É indiscutível que a ética deve estar presente na vida de qualquer indivíduo, seja um profissional ou não, mas, acima de tudo, deve fazer parte das atitudes e decisões daqueles que lidam com as liberdades e os interesses das pessoas, como é o caso dos juízes e dos membros do Ministério Público.

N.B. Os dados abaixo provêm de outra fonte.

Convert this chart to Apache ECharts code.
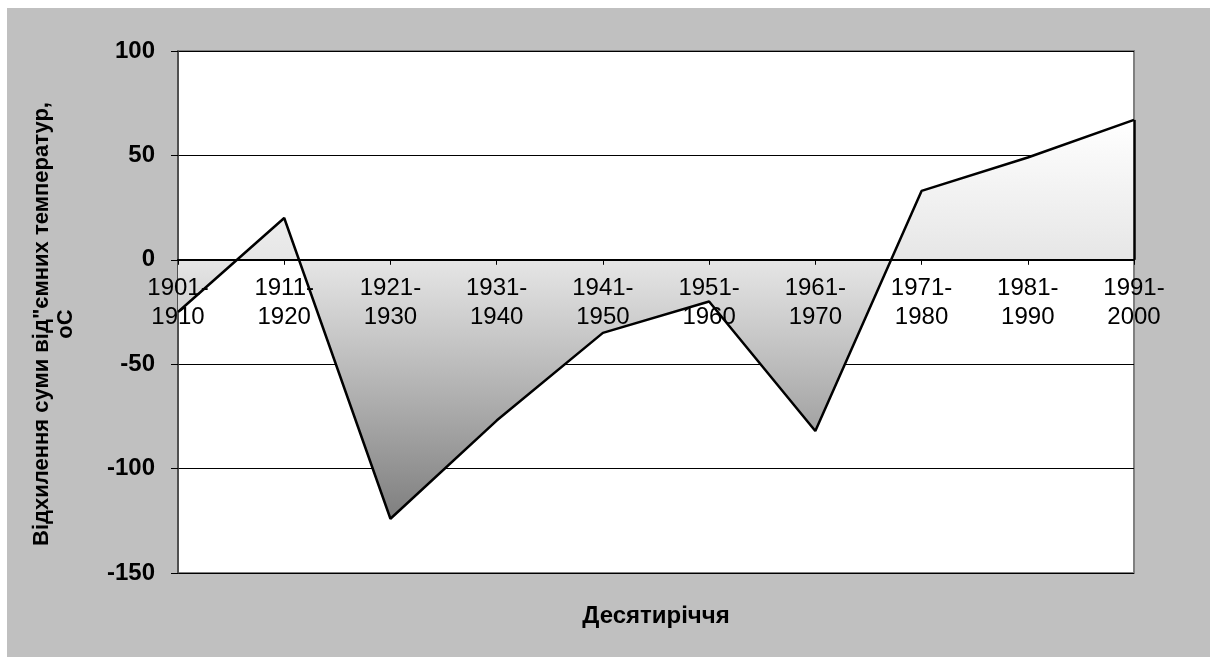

São vergonhosas as atitudes de alguns mau agentes públicos que, lamentavelmente, são investidos na função pública, exercendo seus ofícios por vias oblíquas, disfarçados de estarem agindo no interesse da sociedade, porém, praticando os mais terríveis atos, ferindo frontalmente o direito e a decência, de modo a satisfazerem seus egos e caprichos.
Os textos publicados apresentam servidores que se aproveitam de suas funções públicas para promoções exibicionistas e irresponsáveis, prestando um desserviço ao direito e à credibilidade das instituições, sem vínculo com o interesse social.
Nesse sentido, mostra-se absurda, abusiva e inaceitável a resposta ofertada em nota pelos membros do Ministério Público da Força Tarefa que, a par de não negar a autoria dos diálogos, tentam conferir-lhes uma aparência de legalidade e legitimidade, atacando a divulgação.3
Os fatos são extremamente graves e dão mostras de desvios de conduta não apenas éticos e morais, mas de indícios criminosos, a exigir uma investigação rigorosa e séria por essa Procuradoria Geral da República, com vistas a apurar responsabilidades e verificar a possibilidade de ajuizamento de ação judicial.
Do Pedido
Por todo o exposto, solicita-se a V. Exa. que tome todas as providências necessárias, no sentido de que sejas instaurado procedimento de investigação, para apuração dos fatos aqui noticiados, e condutas ilícitas aqui apontadas, sem prejuízo de outras relacionadas à matéria, a fim de que se efetive a tutela dos mais relevantes interesses da sociedade brasileira.
Por oportuno, requer que todas as futuras publicações e intimações sejam realizadas em nome dos advogados RAIMUNDO CEZAR BRITTO ARAGÃO, OAB/DF 32.147 e PAULO FREIRE, OAB/DF 50.755, nos termos do art. 272, § 2° c/c art. 280, ambos do NCPC, sob pena de nulidade.